NHS efficiency savings are unsustainable
LBS expert: shared medical appointments could be part of the answer

Only one in four NHS trust leaders believe they can safely continue to deliver efficiency savings at the same rate, according to a report released today by NHS Providers, the membership organisation and trade association for the NHS hospital, mental health, community and ambulance services.
Could the roll-out of shared medical appointments be the answer?
That’s what the NHS is introducing as part of a 10-year plan announced at the Royal College of GPs conference on Friday. It follows trials at GP surgeries in London, Birmingham, Manchester, Sheffield, Newcastle and Berkshire.
Kamalini Ramdas, Deloitte Chair in Innovation & Entrepreneurship, LBS, is a long-time advocate of shared medical appointments and an international advisory board member of the network which has convinced senior NHS officials to adopt group consultations. The network, Shared Medical Appointments (SMA) UK, founded by now-retired GP Dr Rob Lawson, has championed not only the potential efficiency savings for the NHS, but also big benefits for patients.
Ramdas explains: “I first came across Shared Medical Appointments (SMAs) in the US in 2006. Few would know that the prestigious Cleveland Clinic in the US has used SMAs for over 15 years, for a variety of chronic ailments.

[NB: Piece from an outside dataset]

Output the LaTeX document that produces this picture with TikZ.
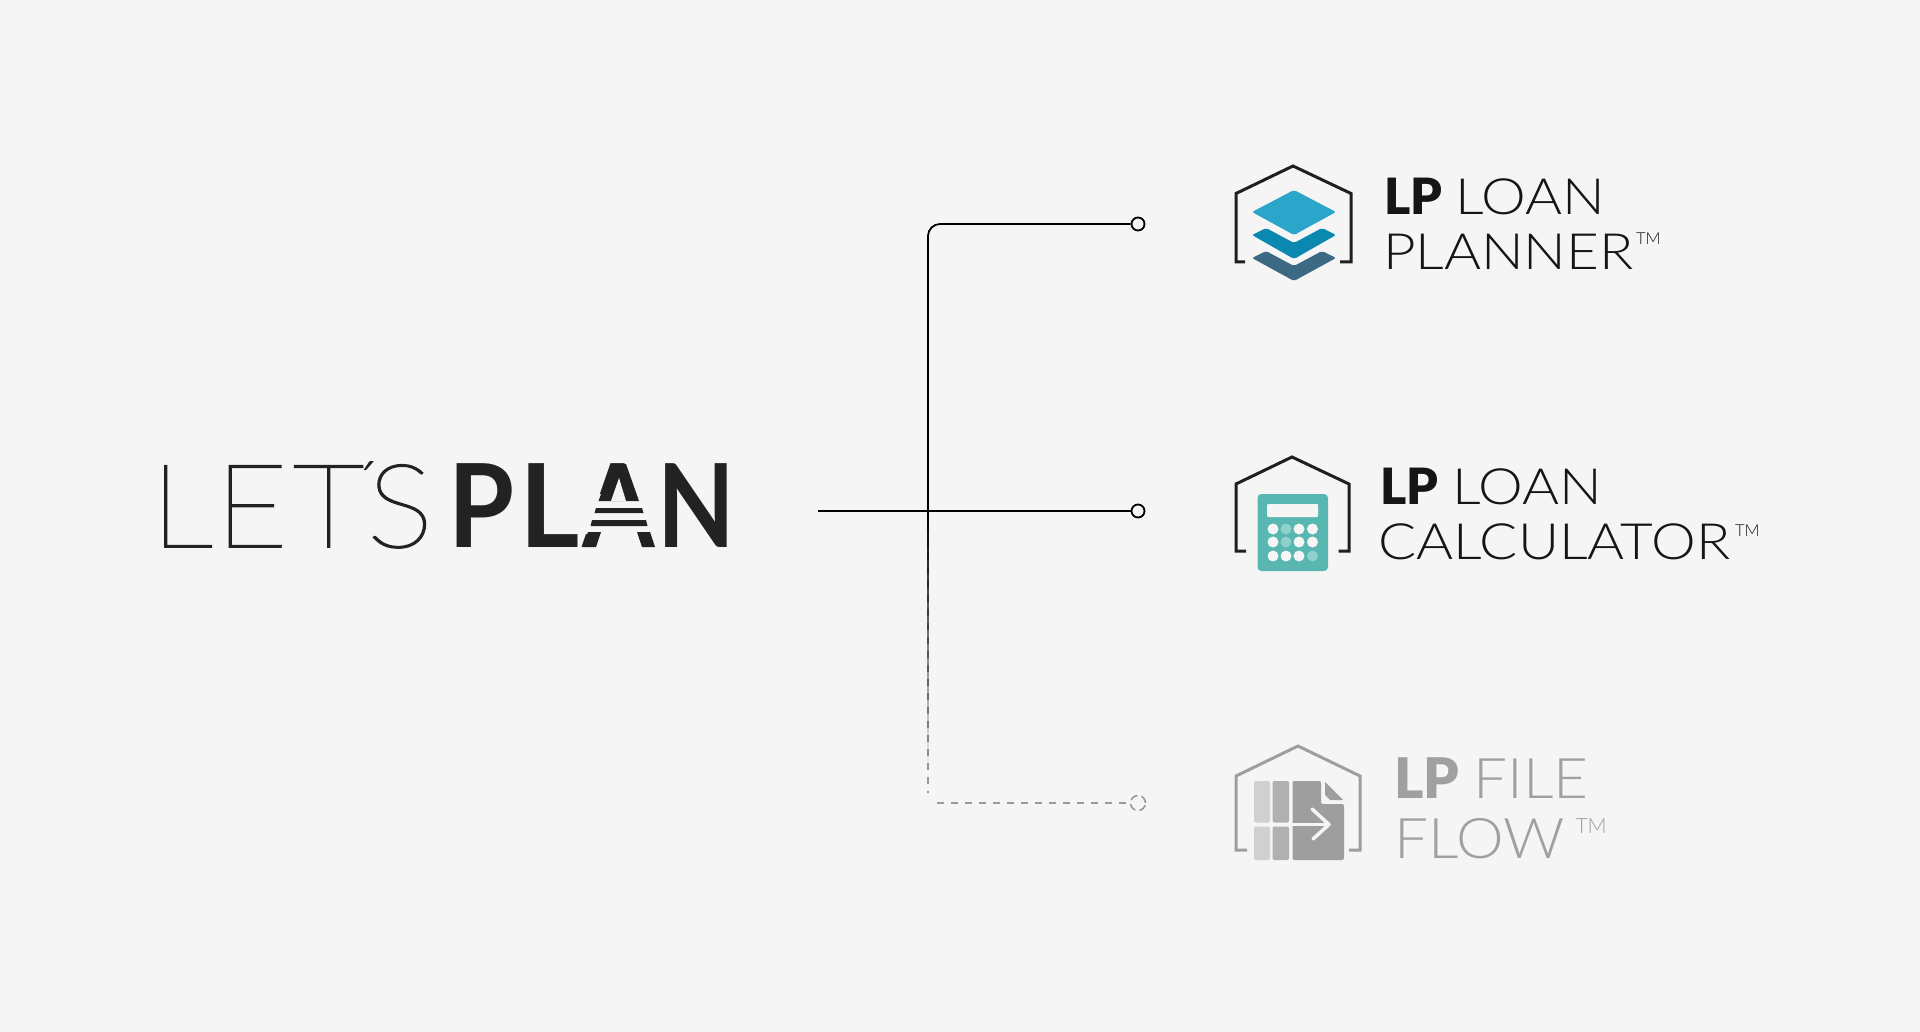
\documentclass[tikz,border=0pt]{standalone}
\usepackage{fontspec}
\setmainfont{Lato}
\newfontfamily\latoT{Lato Light}
\newfontfamily\latoS{Lato Light}[FakeStretch=1.13]
\newfontfamily\latoG{Lato Light}[FakeStretch=1.075]
\newfontfamily\latoH{Lato Thin}[FakeStretch=1.08,FakeBold=1.6]
\newfontfamily\latoB{Lato Black}
\newfontfamily\latoBd{Lato Bold}
\newfontfamily\latoBa{Lato Bold}[FakeStretch=0.88]
\newfontfamily\latoBp{Lato Bold}[FakeStretch=0.92]
\newfontfamily\latoBn{Lato Bold}[FakeStretch=0.87]
\definecolor{bgc}{HTML}{F5F5F5}
\definecolor{ink}{HTML}{222222}
\definecolor{inkb}{HTML}{151515}
\definecolor{gr}{HTML}{A0A0A0}
\definecolor{dashc}{HTML}{9A9A9A}
\definecolor{c1}{HTML}{2BA5C9}
\definecolor{c2}{HTML}{0A88B0}
\definecolor{c3}{HTML}{3C6A85}
\definecolor{teal}{HTML}{58B7B1}
\definecolor{teall}{HTML}{8FD0CB}
\definecolor{gl}{HTML}{D0D0D0}
\definecolor{gm}{HTML}{B0B0B0}
\definecolor{gd}{HTML}{9E9E9E}
\tikzset{
  x=1pt,y=-1pt,
  txt/.style={anchor=base west,inner sep=0pt,outer sep=0pt},
  big/.style={txt,font=\fontsize{116}{116}\selectfont\latoH,text=ink},
  bigq/.style={txt,font=\fontsize{67}{67}\selectfont\latoT,text=ink},
  bigb/.style={txt,font=\fontsize{116}{116}\selectfont\latoBd,text=ink},
  bigp/.style={txt,font=\fontsize{116}{116}\selectfont\latoBp,text=ink},
  bign/.style={txt,font=\fontsize{116}{116}\selectfont\latoBn,text=ink},
  biga/.style={txt,font=\fontsize{116}{116}\selectfont\latoBa,text=ink},
  lpb/.style={txt,font=\fontsize{50}{50}\selectfont\latoB,text=inkb},
  lpl/.style={txt,font=\fontsize{50}{50}\selectfont\latoS,text=inkb},
  tm/.style={txt,font=\fontsize{16.5}{16.5}\selectfont\latoT,text=inkb},
  lpbg/.style={txt,font=\fontsize{56}{56}\selectfont\latoB,text=gr},
  lplg/.style={txt,font=\fontsize{56}{56}\selectfont\latoG,text=gr},
  tmg/.style={txt,font=\fontsize{21}{21}\selectfont\latoT,text=gr},
  conn/.style={line width=1.8pt,draw=black},
  dconn/.style={line width=1.6pt,draw=dashc,dash pattern=on 7pt off 7pt},
  endc/.style={circle,draw=black,line width=1.8pt,minimum size=13pt,inner sep=0pt,fill=bgc},
  endd/.style={circle,draw=dashc,line width=1.6pt,minimum size=15pt,inner sep=0pt,dash pattern=on 8pt off 4.2pt},
  house/.style={line width=3pt,draw=#1,miter limit=10},
  lay/.style={fill=#1,rounded corners=2pt},
  key/.style={fill=#1,draw=none,circle,minimum size=11pt,inner sep=0pt},
}
\begin{document}
\begin{tikzpicture}
\fill[bgc] (0,0) rectangle (1920,1032);
\useasboundingbox (0,0) rectangle (1920,1032);
% connectors
\coordinate (root) at (818,511);
\coordinate (junc) at (928,511);
\coordinate (vend) at (928,793);
\coordinate (hstart) at (937,803);
\node[endc] (e1) at (1138,224) {};
\node[endc] (e2) at (1138,511) {};
\node[endd] (e3) at (1138,803) {};
\draw[dconn] (junc) -- (vend);
\draw[dconn] (hstart) -- (e3);
\foreach \i in {0,...,51}
  \draw[line width=1.8pt,draw=black,opacity={1-\i/52}] (928,{511+5*\i}) -- (928,{516+5*\i});
\draw[conn,rounded corners=12pt] (junc) |- (e1);
\draw[conn] (root) -- (e2);
% LET'S PLAN
\node[big] (l1) at (150.5,547) {L};
\node[big] (l2) at (215,547) {E};
\node[big] (l3) at (293,547) {T};
\node[bigq] (l4) at (353.5,509.5) {´};
\node[big] (l5) at (367,547) {S};
\node[bigp] (p1) at (448,547) {P};
\node[bigb] (p2) at (519,547) {L};
\node[biga] (p3) at (582,547) {A};
\node[bign] (p4) at (657,547) {N};
% striped A drawn over the letter
\fill[bgc] (578,494) rectangle (662,534);
\fill[bgc] (601,532) -- (637,532) -- (643,549) -- (595,549) -- cycle;
\fill[ink] (612,464) -- (626,464) -- (639,501) -- (598.5,501) -- cycle;
\fill[bgc] (619,478) -- (626,501) -- (611,501) -- cycle;
\fill[ink] (596,508) -- (642,508) -- (643.5,513) -- (594.5,513) -- cycle;
\fill[ink] (592,520) -- (646,520) -- (647.5,526) -- (590.5,526) -- cycle;
\fill[ink] (588,532) -- (601,532) -- (596,547) -- (583,547) -- cycle;
\fill[ink] (637,532) -- (650,532) -- (655,547) -- (642,547) -- cycle;
% LP LOAN PLANNER
\draw[house=black!88] (1245,262) -- (1236,262) -- (1236,193.5) -- (1293,166) -- (1351,193.5) -- (1351,262) -- (1340,262);
\fill[lay=c3] (1252,258) -- (1266,251) -- (1294,266) -- (1322,251) -- (1336,258) -- (1294,281) -- cycle;
\fill[lay=c2] (1252,235) -- (1266,228) -- (1294,243) -- (1322,228) -- (1336,235) -- (1294,259) -- cycle;
\fill[lay=c1] (1252,212) -- (1294,190) -- (1336,212) -- (1294,235) -- cycle;
\node[lpb] (t1a) at (1384,215) {LP};
\node[lpl] (t1b) at (1455,215) {LOAN};
\node[lpl] (t1c) at (1383,270) {PLANNER};
\node[tm] (t1d) at (1636,245) {TM};
% LP LOAN CALCULATOR
\draw[house=black!88] (1246,551) -- (1236,551) -- (1236,484) -- (1292,457) -- (1349,484) -- (1349,551) -- (1338.5,551);
\fill[teal,rounded corners=4pt] (1257.5,494) rectangle (1328,571);
\fill[bgc,rounded corners=1pt] (1267,504) rectangle (1318,517);
\foreach \kx/\ky/\kc in {1273/529/bgc,1286/529/teall,1299/529/bgc,1312.5/529/bgc,1273/542/bgc,1286/542/teall,1299/542/bgc,1312.5/542/bgc,1273/556/bgc,1286/556/bgc,1299/556/bgc,1312.5/556/teall}
  \node[key=\kc] at (\kx,\ky) {};
\node[lpb] (t2a) at (1380,504) {LP};
\node[lpl] (t2b) at (1452.5,504) {LOAN};
\node[lpl] (t2c) at (1378.5,559) {CALCULATOR};
\node[tm] (t2d) at (1735,536) {TM};
% LP FILE FLOW
\draw[house=gd] (1247,850) -- (1236,850) -- (1236,776) -- (1298,746) -- (1360,776) -- (1360,850) -- (1349,850);
\fill[gl,rounded corners=2pt] (1254,781) rectangle (1270,822.5);
\fill[gl,rounded corners=2pt] (1254,826.5) rectangle (1270,860);
\fill[gm,rounded corners=2pt] (1272.5,781) rectangle (1289,822.5);
\fill[gm,rounded corners=2pt] (1272.5,826.5) rectangle (1289,860);
\fill[gd,rounded corners=2pt] (1292.5,781) -- (1321,781) -- (1321,804) -- (1344,804) -- (1344,860) -- (1292.5,860) -- cycle;
\fill[gd] (1325,782) -- (1343,800) -- (1330,800) -- (1325,795) -- cycle;
\draw[bgc,line width=3.5pt] (1288,824.5) -- (1327,824.5);
\draw[bgc,line width=3.5pt,line cap=round,line join=round] (1312,809) -- (1329,824.5) -- (1313,839);
\node[lpbg] (t3a) at (1394,798) {LP};
\node[lplg] (t3b) at (1473.5,798) {FILE};
\node[lplg] (t3c) at (1394.5,858) {FLOW};
\node[tmg] (t3d) at (1575.5,833) {TM};
\end{tikzpicture}
\end{document}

This radically different form of care delivery has the potential to unleash tremendous value by simultaneously reducing costs and improving outcomes.
“Key to value creation is the idea that SMAs need not be an add-on; they can be a real substitute for individual consultations. Patients can receive one-to-one clinical attention, just in the presence of others with the same condition from whom they can also learn.”
Ramdas is working with Dr Fraser Birrell, a leading proponent of shared appointments, who runs group clinics in the North East. Birrell, Ramdas and other colleagues are co-authoring a number of influential papers on the potential of shared medical appointments to dramatically improve efficiency, reduce cost and waiting times for all NHS patients, not just those who choose to join shared appointments.
Birrell told the BBC this week: “The big trouble is we don't have enough nurses, we don't have enough doctors and waiting times are worse than we want. So this is one possible solution where if we see people together, we can offer them better care ... and we can see the people with chronic conditions more regularly."
Ramdas is working with healthcare systems in the UK, India and the US, to increase adoption of SMAs.
“In the medical profession, nothing is more convincing than rigorous, scientific evidence,” Ramdas explains.
It’s why she and co-authors Ryan Buell at HBS and LBS PhD student Nazli Sonmez are running a three-year, 1,000 patient trial of SMAs with the Aravind Eye Hospital in India. Preliminary results among glaucoma patients show improved patient knowledge, satisfaction and medical compliance. Seeing the same peers repeatedly makes patients more likely to attend follow-up appointments.
But, as Ramdas and Lord Darzi, former Parliamentary Undersecretary for Health, share in The New England Journal of Medicine, science is not enough. The right architecture is critical if shared medical appointments are to succeed and grow in the UK, as they have in some US hospitals.
“First, the experience has to be tailored to the specific medical setting,” Ramdas explains. “Quick, cheap and safe pilots are needed to figure out the right group size and format.”
The Aravind Eye Hospital first piloted counsellor rather than scarce physician-led shared appointments. When they saw the benefits of peer learning, they did Sunday pilots led by a physician to determine the format and group size. Then they tried out SMAs on their least busy weekday – Friday afternoon.
“After gaining experience through these low cost steps, they finally started a large-scale medical trial to establish scientific evidence,” Ramdas says.
Second, incentivising doctors is as important as incentivising patients, Ramdas explains.
“Some of the value created by SMAs should be shared with physicians. In the US, physician revenues often increase through shared appointments, as patients pay as much as for a one-to-one. Provided there is clear scientific evidence of benefits, health systems can make shared appointments the standard care pathway for certain ailments, giving doctors the ability to override this as needed.”
Third, “education is the cornerstone of changing customer behaviour; it’s no different in the NHS,” says Ramdas. A simple way to educate doctors or patients is to encourage them to observe an SMA.
Weaving SMAs into a hospital or clinic’s patient offerings requires careful planning, and Ramdas believes in starting small, “especially when it’s about people’s lives,” she says.
But if we are to have a healthcare system that can be truly sustainable, and safe, “we do have to make a start” she adds. “The rewards are real and the gains to our National Health Service could be substantial.”